MySQL Bugs: #46956: Node restart does not work if data is on zfs and a node is hard aborted

Bug #46956	Node restart does not work if data is on zfs and a node is hard aborted
Submitted:	27 Aug 2009 14:40	Modified:	28 Aug 2009 7:01
Reporter:	detlef Ulherr	Email Updates:
Status:	Verified	Impact on me:	None
Category:	MySQL Cluster: Cluster (NDB) storage engine	Severity:	S2 (Serious)
Version:	mysql-5.1-telco-7.0	OS:	Solaris (Solaris 10 U7)
Assigned to:	Assigned Account	CPU Architecture:	Any
Tags:	7.0.7

Description:
When the data node stores its data under zfs file system and gets aborted. It refuses to restart.

The client who generates the load is a ksh script which does a loop around a bulk of 100 inserts to the database. The program for this insert is mysql.

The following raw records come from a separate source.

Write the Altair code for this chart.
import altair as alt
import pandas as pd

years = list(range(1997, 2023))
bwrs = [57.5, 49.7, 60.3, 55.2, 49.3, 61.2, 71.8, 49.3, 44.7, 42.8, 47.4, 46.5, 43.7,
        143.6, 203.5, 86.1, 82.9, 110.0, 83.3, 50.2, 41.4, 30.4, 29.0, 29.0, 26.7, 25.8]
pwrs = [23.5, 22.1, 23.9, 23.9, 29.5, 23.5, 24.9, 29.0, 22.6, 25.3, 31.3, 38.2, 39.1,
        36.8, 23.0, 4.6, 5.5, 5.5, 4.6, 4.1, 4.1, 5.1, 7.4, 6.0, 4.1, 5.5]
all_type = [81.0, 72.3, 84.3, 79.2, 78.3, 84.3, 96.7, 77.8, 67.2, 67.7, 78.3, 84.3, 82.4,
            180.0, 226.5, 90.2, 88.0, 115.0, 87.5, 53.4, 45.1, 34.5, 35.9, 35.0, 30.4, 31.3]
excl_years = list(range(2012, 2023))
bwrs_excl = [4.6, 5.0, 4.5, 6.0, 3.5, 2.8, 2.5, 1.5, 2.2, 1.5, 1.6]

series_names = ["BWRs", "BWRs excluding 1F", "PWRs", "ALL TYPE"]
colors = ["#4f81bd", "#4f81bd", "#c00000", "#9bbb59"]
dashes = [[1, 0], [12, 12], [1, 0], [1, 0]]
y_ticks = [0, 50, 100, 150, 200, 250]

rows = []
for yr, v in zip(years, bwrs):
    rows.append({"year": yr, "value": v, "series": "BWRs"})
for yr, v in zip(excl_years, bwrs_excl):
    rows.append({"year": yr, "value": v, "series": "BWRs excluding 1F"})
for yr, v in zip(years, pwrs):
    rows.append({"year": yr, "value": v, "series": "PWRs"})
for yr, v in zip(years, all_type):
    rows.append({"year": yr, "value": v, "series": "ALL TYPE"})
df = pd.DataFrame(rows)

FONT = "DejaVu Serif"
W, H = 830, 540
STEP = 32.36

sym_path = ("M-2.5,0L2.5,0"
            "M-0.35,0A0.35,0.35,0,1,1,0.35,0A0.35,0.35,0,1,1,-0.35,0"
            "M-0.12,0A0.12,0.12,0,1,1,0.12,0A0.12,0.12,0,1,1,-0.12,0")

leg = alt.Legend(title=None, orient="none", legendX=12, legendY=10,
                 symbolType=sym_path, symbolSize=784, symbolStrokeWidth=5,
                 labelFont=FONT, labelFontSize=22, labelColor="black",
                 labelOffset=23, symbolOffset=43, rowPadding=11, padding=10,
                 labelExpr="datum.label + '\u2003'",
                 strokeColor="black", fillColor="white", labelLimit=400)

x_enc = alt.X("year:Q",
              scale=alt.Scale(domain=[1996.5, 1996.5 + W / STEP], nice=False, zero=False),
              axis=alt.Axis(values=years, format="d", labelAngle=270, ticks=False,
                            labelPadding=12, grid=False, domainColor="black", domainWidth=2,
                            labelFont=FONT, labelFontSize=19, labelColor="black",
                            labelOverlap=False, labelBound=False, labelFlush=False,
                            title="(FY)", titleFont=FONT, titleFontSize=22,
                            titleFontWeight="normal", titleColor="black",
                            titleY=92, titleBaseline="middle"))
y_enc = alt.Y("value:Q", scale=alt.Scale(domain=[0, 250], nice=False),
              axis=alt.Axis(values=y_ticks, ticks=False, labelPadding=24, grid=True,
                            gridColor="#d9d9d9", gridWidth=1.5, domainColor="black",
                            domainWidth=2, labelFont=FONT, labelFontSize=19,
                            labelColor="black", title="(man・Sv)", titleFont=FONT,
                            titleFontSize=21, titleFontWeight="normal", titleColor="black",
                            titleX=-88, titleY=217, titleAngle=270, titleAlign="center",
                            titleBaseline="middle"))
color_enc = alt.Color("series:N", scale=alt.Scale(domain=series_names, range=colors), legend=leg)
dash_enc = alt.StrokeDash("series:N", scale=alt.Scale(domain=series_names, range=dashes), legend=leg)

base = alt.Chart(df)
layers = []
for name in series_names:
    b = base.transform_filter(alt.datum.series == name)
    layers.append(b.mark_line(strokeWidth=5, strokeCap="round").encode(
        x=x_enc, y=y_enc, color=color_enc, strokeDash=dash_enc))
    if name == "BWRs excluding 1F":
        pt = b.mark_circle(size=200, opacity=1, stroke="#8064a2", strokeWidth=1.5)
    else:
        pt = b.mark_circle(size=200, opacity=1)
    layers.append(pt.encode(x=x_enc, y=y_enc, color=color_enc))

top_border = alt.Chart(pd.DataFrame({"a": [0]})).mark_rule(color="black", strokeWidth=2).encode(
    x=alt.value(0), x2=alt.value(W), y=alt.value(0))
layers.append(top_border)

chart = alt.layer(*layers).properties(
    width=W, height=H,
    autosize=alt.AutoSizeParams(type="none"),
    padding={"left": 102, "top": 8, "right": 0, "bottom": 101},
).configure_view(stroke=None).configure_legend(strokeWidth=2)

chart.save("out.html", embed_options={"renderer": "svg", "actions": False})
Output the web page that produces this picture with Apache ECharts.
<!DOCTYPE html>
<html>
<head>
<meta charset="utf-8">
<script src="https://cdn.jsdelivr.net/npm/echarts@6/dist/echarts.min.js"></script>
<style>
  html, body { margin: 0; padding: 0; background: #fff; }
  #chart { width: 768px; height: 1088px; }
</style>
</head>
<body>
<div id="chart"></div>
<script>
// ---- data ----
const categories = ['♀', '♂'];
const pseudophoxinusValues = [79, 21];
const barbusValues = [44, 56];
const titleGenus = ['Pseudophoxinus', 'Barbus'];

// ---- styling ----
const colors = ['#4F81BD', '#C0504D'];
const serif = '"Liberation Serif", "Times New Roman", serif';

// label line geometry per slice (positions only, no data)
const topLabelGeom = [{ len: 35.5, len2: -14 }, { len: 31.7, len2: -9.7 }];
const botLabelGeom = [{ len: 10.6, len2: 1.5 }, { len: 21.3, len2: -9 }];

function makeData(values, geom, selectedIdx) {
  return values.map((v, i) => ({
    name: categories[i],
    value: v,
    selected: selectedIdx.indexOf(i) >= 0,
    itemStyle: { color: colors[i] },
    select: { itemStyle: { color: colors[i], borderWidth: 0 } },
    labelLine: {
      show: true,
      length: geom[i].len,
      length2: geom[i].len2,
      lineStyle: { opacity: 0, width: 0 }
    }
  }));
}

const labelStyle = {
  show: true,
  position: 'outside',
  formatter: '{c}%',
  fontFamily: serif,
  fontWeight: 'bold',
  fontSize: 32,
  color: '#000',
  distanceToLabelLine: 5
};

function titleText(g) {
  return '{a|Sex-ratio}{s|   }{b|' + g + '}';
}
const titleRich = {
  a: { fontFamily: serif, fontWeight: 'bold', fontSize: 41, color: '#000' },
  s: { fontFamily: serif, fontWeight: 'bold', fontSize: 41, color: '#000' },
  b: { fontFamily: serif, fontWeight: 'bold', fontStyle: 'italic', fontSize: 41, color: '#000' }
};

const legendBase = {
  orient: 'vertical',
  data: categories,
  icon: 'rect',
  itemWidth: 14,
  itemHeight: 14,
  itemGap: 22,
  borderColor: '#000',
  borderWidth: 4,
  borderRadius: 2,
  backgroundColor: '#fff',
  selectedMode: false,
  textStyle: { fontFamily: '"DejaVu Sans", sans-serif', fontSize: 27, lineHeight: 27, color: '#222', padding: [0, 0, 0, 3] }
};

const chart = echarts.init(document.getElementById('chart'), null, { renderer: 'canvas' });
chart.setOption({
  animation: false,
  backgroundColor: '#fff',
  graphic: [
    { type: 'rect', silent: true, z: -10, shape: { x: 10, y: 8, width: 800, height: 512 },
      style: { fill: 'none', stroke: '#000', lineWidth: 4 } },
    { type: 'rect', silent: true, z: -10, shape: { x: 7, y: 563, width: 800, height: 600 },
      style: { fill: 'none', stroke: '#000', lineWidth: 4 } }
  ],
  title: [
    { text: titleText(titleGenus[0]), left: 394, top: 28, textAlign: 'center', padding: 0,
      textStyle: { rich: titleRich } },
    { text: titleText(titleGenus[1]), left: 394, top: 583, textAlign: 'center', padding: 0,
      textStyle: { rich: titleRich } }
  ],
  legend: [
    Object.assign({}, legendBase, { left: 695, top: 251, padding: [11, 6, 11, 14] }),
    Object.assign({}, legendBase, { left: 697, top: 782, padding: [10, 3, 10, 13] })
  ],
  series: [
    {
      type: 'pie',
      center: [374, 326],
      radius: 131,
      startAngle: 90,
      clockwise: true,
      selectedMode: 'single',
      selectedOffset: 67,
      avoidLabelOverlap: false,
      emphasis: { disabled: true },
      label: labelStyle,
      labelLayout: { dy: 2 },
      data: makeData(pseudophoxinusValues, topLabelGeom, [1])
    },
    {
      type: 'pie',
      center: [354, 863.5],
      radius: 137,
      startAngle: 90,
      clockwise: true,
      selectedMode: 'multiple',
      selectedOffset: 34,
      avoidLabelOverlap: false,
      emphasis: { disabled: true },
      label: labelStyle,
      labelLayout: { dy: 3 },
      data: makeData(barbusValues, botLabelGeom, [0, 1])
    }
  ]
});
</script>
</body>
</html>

It is called from a remote system.

After a 7 - 10000 inserted lines I call uadmin 1 0 then the data node refuses to start after the system comes up.

The error message is:
2009-08-26 07:11:17 [ndbd] INFO     -- Error while reading REDO log. from 16530
part: 3 D=11, F=0 Mb=0 FP=1 W1=575 W2=65564 : Invalid logword gci: 291
2009-08-26 07:11:17 [ndbd] INFO     -- DBLQH (Line: 16570) 0x00000008
2009-08-26 07:11:17 [ndbd] INFO     -- Error handler startup restarting system
2009-08-26 07:11:17 [ndbd] INFO     -- Angel received ndbd startup failure count 1.
2009-08-26 07:11:17 [ndbd] INFO     -- Error handler shutdown completed - exiting

When I repeat the same test with the data stored under UFS everything works fine.

How to repeat:

The problem is 100% reproducible.

Just repeat this test case

Thank you for the report.

Looks like you forgot to attach the test case. Please attach it.

Just to highlight the testcase.

create the table 
create table test_tbl (col1 integer, col2 text) engine=ndbcluster;

create an file load.sql containing 100 lines of
insert into test_tbl values (000000, 'iiiiiiiiiiii');
insert into test_tbl values (000003, 'iiiiiiiiiiii');
insert into test_tbl values (000002, 'iiiiiiiiiiii');
.... snip
insert into test_tbl values (000099, 'iiiiiiiiiiii');

create a shell script load.ksh
#!/bin/bash
i=0

while [ $i -lt 200000 ]
do
        let i=$i+100
        echo inserting the next 100 values  $i already done
        /usr/local/mysql/bin/mysql -h $1 -D testdb -uclient -pclient -e "source load.sql"

done

Assuming you createt the testdb and the user client with the appropriate credentials, run load.
run load.ksh 

after round about 7000 inserts  call uadmin 1 0 and boot the system again.

Update: It seems that is a known ZFS bug that is fixed in upcoming U8
  (or in newer open-solaris releases)

We havent yet verified that it actually do work on the newer ZFS releases,
but the work-around suggested by ZFS team (for the bug that they mentioned) solved out problem too.